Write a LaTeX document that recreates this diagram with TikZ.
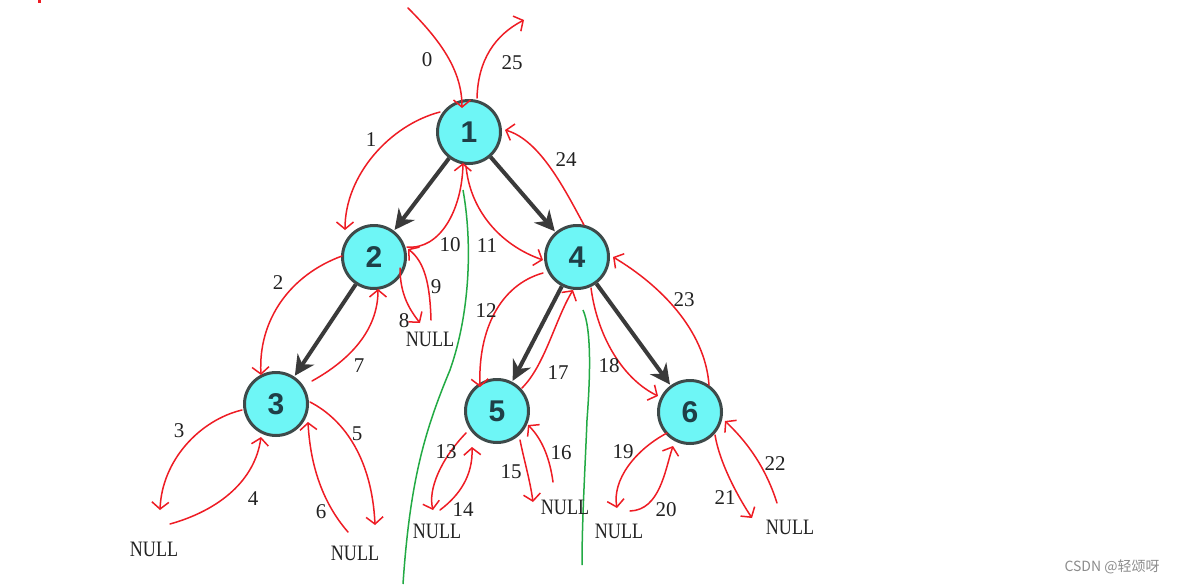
\documentclass[tikz,border=0pt]{standalone}
\usepackage{fontspec}
\setmainfont{Liberation Serif}
\newfontfamily\nodefont{Liberation Sans}
\newfontfamily\cjkfont{Noto Sans CJK SC}
\usetikzlibrary{arrows.meta}
\definecolor{nodefill}{HTML}{6EF6F6}
\definecolor{nodeline}{HTML}{3E4A4A}
\definecolor{nodetext}{HTML}{1F3F47}
\definecolor{edgecol}{HTML}{3A3A3A}
\definecolor{redline}{HTML}{EE1C24}
\definecolor{greenline}{HTML}{22AA44}
\definecolor{labtext}{HTML}{222222}
\tikzset{
  treenode/.style={circle, fill=nodefill, draw=nodeline, line width=3pt, minimum size=63pt, inner sep=0pt,
    text=nodetext, font=\nodefont\bfseries\fontsize{30}{30}\selectfont},
  treeedge/.style={draw=edgecol, line width=4pt, -{Stealth[length=20pt,width=20pt]}, shorten >=1pt},
  redarr/.style={draw=redline, line width=1.5pt, line cap=round, -{Straight Barb[length=7pt,width=17pt]}},
  greenpath/.style={draw=greenline, line width=1.5pt},
  numlab/.style={text=labtext, font=\fontsize{21}{21}\selectfont, inner sep=0pt},
  nulllab/.style={text=labtext, font=\fontsize{22}{22}\selectfont, inner sep=0pt, xscale=0.82, transform shape},
}
\begin{document}
\begin{tikzpicture}[x=1pt, y=-1pt]
\useasboundingbox (0,0) rectangle (1177,584);
\fill[white] (0,0) rectangle (1177,584);
\fill[redline] (38,0) rectangle (41,3);

% green lines
\draw[greenpath] (463,190) .. controls (472,240) and (471,310) .. (450,370) .. controls (425,430) and (410,480) .. (403,584);
\draw[greenpath] (583,310) .. controls (592,330) and (590,380) .. (587,420) .. controls (585,470) and (582,520) .. (582,565);

% tree nodes
\node[treenode] (n1) at (469,132) {1};
\node[treenode] (n2) at (374,257) {2};
\node[treenode] (n3) at (276,404) {3};
\node[treenode] (n4) at (577,257) {4};
\node[treenode] (n5) at (497,411) {5};
\node[treenode] (n6) at (690,412) {6};

\draw[treeedge] (n1) -- (n2);
\draw[treeedge] (n2) -- (n3);
\draw[treeedge] (n1) -- (n4);
\draw[treeedge] (n4) -- (n5);
\draw[treeedge] (n4) -- (n6);

% NULL labels
\node[nulllab] (null3a) at (154,549) {NULL};
\node[nulllab] (null3b) at (355,553) {NULL};
\node[nulllab] (null2) at (430,339) {NULL};
\node[nulllab] (null5a) at (437,531) {NULL};
\node[nulllab] (null5b) at (565,507) {NULL};
\node[nulllab] (null6a) at (619,531) {NULL};
\node[nulllab] (null6b) at (790,527) {NULL};

% red traversal arrows
\draw[redarr] (408,8) .. controls (440,40) and (462,70) .. (462,108);
\draw[redarr] (477,98) .. controls (478,60) and (495,35) .. (524,20);
\draw[redarr] (440,112) .. controls (390,125) and (345,175) .. (345,230);
\draw[redarr] (584,225) .. controls (565,190) and (540,140) .. (505,130);
\draw[redarr] (407,247) .. controls (440,250) and (462,210) .. (463,163);
\draw[redarr] (466,166) .. controls (470,210) and (500,245) .. (543,260);
\draw[redarr] (342,256) .. controls (290,275) and (258,320) .. (261,375);
\draw[redarr] (431,320) .. controls (430,285) and (425,262) .. (408,249);
\draw[redarr] (400,268) .. controls (400,295) and (410,310) .. (420,323);
\draw[redarr] (312,381) .. controls (350,360) and (378,330) .. (378,289);
\draw[redarr] (242,410) .. controls (200,420) and (162,460) .. (160,510);
\draw[redarr] (170,524) .. controls (220,510) and (255,480) .. (261,437);
\draw[redarr] (310,402) .. controls (345,420) and (372,460) .. (375,525);
\draw[redarr] (348,532) .. controls (320,500) and (310,460) .. (308,422);
\draw[redarr] (543,273) .. controls (500,285) and (478,330) .. (480,387);
\draw[redarr] (522,388) .. controls (545,365) and (555,320) .. (573,290);
\draw[redarr] (591,288) .. controls (598,340) and (625,380) .. (658,396);
\draw[redarr] (709,385) .. controls (705,330) and (660,285) .. (613,257);
\draw[redarr] (466,433) .. controls (440,460) and (428,490) .. (433,510);
\draw[redarr] (440,510) .. controls (460,495) and (473,475) .. (472,447);
\draw[redarr] (520,440) .. controls (524,460) and (530,480) .. (533,502);
\draw[redarr] (553,482) .. controls (550,460) and (543,440) .. (528,425);
\draw[redarr] (667,433) .. controls (635,450) and (612,480) .. (617,508);
\draw[redarr] (630,511) .. controls (660,510) and (665,470) .. (673,446);
\draw[redarr] (715,435) .. controls (720,465) and (740,500) .. (752,518);
\draw[redarr] (777,503) .. controls (765,465) and (745,440) .. (725,421);

% step numbers
\node[numlab] (l0) at (427,60) {0};
\node[numlab] (l25) at (512,63) {25};
\node[numlab] (l1) at (371,140) {1};
\node[numlab] (l24) at (566,160) {24};
\node[numlab] (l10) at (450,245) {10};
\node[numlab] (l11) at (487,246) {11};
\node[numlab] (l2) at (278,283) {2};
\node[numlab] (l9) at (436,287) {9};
\node[numlab] (l8) at (404,321) {8};
\node[numlab] (l7) at (359,366) {7};
\node[numlab] (l3) at (179,431) {3};
\node[numlab] (l4) at (253,499) {4};
\node[numlab] (l5) at (357,434) {5};
\node[numlab] (l6) at (321,512) {6};
\node[numlab] (l12) at (486,311) {12};
\node[numlab] (l17) at (558,373) {17};
\node[numlab] (l18) at (609,366) {18};
\node[numlab] (l23) at (684,300) {23};
\node[numlab] (l13) at (446,452) {13};
\node[numlab] (l14) at (463,510) {14};
\node[numlab] (l15) at (511,472) {15};
\node[numlab] (l16) at (561,453) {16};
\node[numlab] (l19) at (623,452) {19};
\node[numlab] (l20) at (666,510) {20};
\node[numlab] (l21) at (725,498) {21};
\node[numlab] (l22) at (775,464) {22};

% watermark
\node[text=black!45, font=\cjkfont\fontsize{14}{14}\selectfont, inner sep=0pt] (wm) at (1112,567) {CSDN @轻颂呀};
\end{tikzpicture}
\end{document}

════════

- [Your goal]
Without the pictures, repeat the listing above exactly.

- [Task solution]
Write a LaTeX document that recreates this diagram with TikZ.
\documentclass[tikz,border=0pt]{standalone}
\usepackage{fontspec}
\setmainfont{Liberation Serif}
\newfontfamily\nodefont{Liberation Sans}
\newfontfamily\cjkfont{Noto Sans CJK SC}
\usetikzlibrary{arrows.meta}
\definecolor{nodefill}{HTML}{6EF6F6}
\definecolor{nodeline}{HTML}{3E4A4A}
\definecolor{nodetext}{HTML}{1F3F47}
\definecolor{edgecol}{HTML}{3A3A3A}
\definecolor{redline}{HTML}{EE1C24}
\definecolor{greenline}{HTML}{22AA44}
\definecolor{labtext}{HTML}{222222}
\tikzset{
  treenode/.style={circle, fill=nodefill, draw=nodeline, line width=3pt, minimum size=63pt, inner sep=0pt,
    text=nodetext, font=\nodefont\bfseries\fontsize{30}{30}\selectfont},
  treeedge/.style={draw=edgecol, line width=4pt, -{Stealth[length=20pt,width=20pt]}, shorten >=1pt},
  redarr/.style={draw=redline, line width=1.5pt, line cap=round, -{Straight Barb[length=7pt,width=17pt]}},
  greenpath/.style={draw=greenline, line width=1.5pt},
  numlab/.style={text=labtext, font=\fontsize{21}{21}\selectfont, inner sep=0pt},
  nulllab/.style={text=labtext, font=\fontsize{22}{22}\selectfont, inner sep=0pt, xscale=0.82, transform shape},
}
\begin{document}
\begin{tikzpicture}[x=1pt, y=-1pt]
\useasboundingbox (0,0) rectangle (1177,584);
\fill[white] (0,0) rectangle (1177,584);
\fill[redline] (38,0) rectangle (41,3);

% green lines
\draw[greenpath] (463,190) .. controls (472,240) and (471,310) .. (450,370) .. controls (425,430) and (410,480) .. (403,584);
\draw[greenpath] (583,310) .. controls (592,330) and (590,380) .. (587,420) .. controls (585,470) and (582,520) .. (582,565);

% tree nodes
\node[treenode] (n1) at (469,132) {1};
\node[treenode] (n2) at (374,257) {2};
\node[treenode] (n3) at (276,404) {3};
\node[treenode] (n4) at (577,257) {4};
\node[treenode] (n5) at (497,411) {5};
\node[treenode] (n6) at (690,412) {6};

\draw[treeedge] (n1) -- (n2);
\draw[treeedge] (n2) -- (n3);
\draw[treeedge] (n1) -- (n4);
\draw[treeedge] (n4) -- (n5);
\draw[treeedge] (n4) -- (n6);

% NULL labels
\node[nulllab] (null3a) at (154,549) {NULL};
\node[nulllab] (null3b) at (355,553) {NULL};
\node[nulllab] (null2) at (430,339) {NULL};
\node[nulllab] (null5a) at (437,531) {NULL};
\node[nulllab] (null5b) at (565,507) {NULL};
\node[nulllab] (null6a) at (619,531) {NULL};
\node[nulllab] (null6b) at (790,527) {NULL};

% red traversal arrows
\draw[redarr] (408,8) .. controls (440,40) and (462,70) .. (462,108);
\draw[redarr] (477,98) .. controls (478,60) and (495,35) .. (524,20);
\draw[redarr] (440,112) .. controls (390,125) and (345,175) .. (345,230);
\draw[redarr] (584,225) .. controls (565,190) and (540,140) .. (505,130);
\draw[redarr] (407,247) .. controls (440,250) and (462,210) .. (463,163);
\draw[redarr] (466,166) .. controls (470,210) and (500,245) .. (543,260);
\draw[redarr] (342,256) .. controls (290,275) and (258,320) .. (261,375);
\draw[redarr] (431,320) .. controls (430,285) and (425,262) .. (408,249);
\draw[redarr] (400,268) .. controls (400,295) and (410,310) .. (420,323);
\draw[redarr] (312,381) .. controls (350,360) and (378,330) .. (378,289);
\draw[redarr] (242,410) .. controls (200,420) and (162,460) .. (160,510);
\draw[redarr] (170,524) .. controls (220,510) and (255,480) .. (261,437);
\draw[redarr] (310,402) .. controls (345,420) and (372,460) .. (375,525);
\draw[redarr] (348,532) .. controls (320,500) and (310,460) .. (308,422);
\draw[redarr] (543,273) .. controls (500,285) and (478,330) .. (480,387);
\draw[redarr] (522,388) .. controls (545,365) and (555,320) .. (573,290);
\draw[redarr] (591,288) .. controls (598,340) and (625,380) .. (658,396);
\draw[redarr] (709,385) .. controls (705,330) and (660,285) .. (613,257);
\draw[redarr] (466,433) .. controls (440,460) and (428,490) .. (433,510);
\draw[redarr] (440,510) .. controls (460,495) and (473,475) .. (472,447);
\draw[redarr] (520,440) .. controls (524,460) and (530,480) .. (533,502);
\draw[redarr] (553,482) .. controls (550,460) and (543,440) .. (528,425);
\draw[redarr] (667,433) .. controls (635,450) and (612,480) .. (617,508);
\draw[redarr] (630,511) .. controls (660,510) and (665,470) .. (673,446);
\draw[redarr] (715,435) .. controls (720,465) and (740,500) .. (752,518);
\draw[redarr] (777,503) .. controls (765,465) and (745,440) .. (725,421);

% step numbers
\node[numlab] (l0) at (427,60) {0};
\node[numlab] (l25) at (512,63) {25};
\node[numlab] (l1) at (371,140) {1};
\node[numlab] (l24) at (566,160) {24};
\node[numlab] (l10) at (450,245) {10};
\node[numlab] (l11) at (487,246) {11};
\node[numlab] (l2) at (278,283) {2};
\node[numlab] (l9) at (436,287) {9};
\node[numlab] (l8) at (404,321) {8};
\node[numlab] (l7) at (359,366) {7};
\node[numlab] (l3) at (179,431) {3};
\node[numlab] (l4) at (253,499) {4};
\node[numlab] (l5) at (357,434) {5};
\node[numlab] (l6) at (321,512) {6};
\node[numlab] (l12) at (486,311) {12};
\node[numlab] (l17) at (558,373) {17};
\node[numlab] (l18) at (609,366) {18};
\node[numlab] (l23) at (684,300) {23};
\node[numlab] (l13) at (446,452) {13};
\node[numlab] (l14) at (463,510) {14};
\node[numlab] (l15) at (511,472) {15};
\node[numlab] (l16) at (561,453) {16};
\node[numlab] (l19) at (623,452) {19};
\node[numlab] (l20) at (666,510) {20};
\node[numlab] (l21) at (725,498) {21};
\node[numlab] (l22) at (775,464) {22};

% watermark
\node[text=black!45, font=\cjkfont\fontsize{14}{14}\selectfont, inner sep=0pt] (wm) at (1112,567) {CSDN @轻颂呀};
\end{tikzpicture}
\end{document}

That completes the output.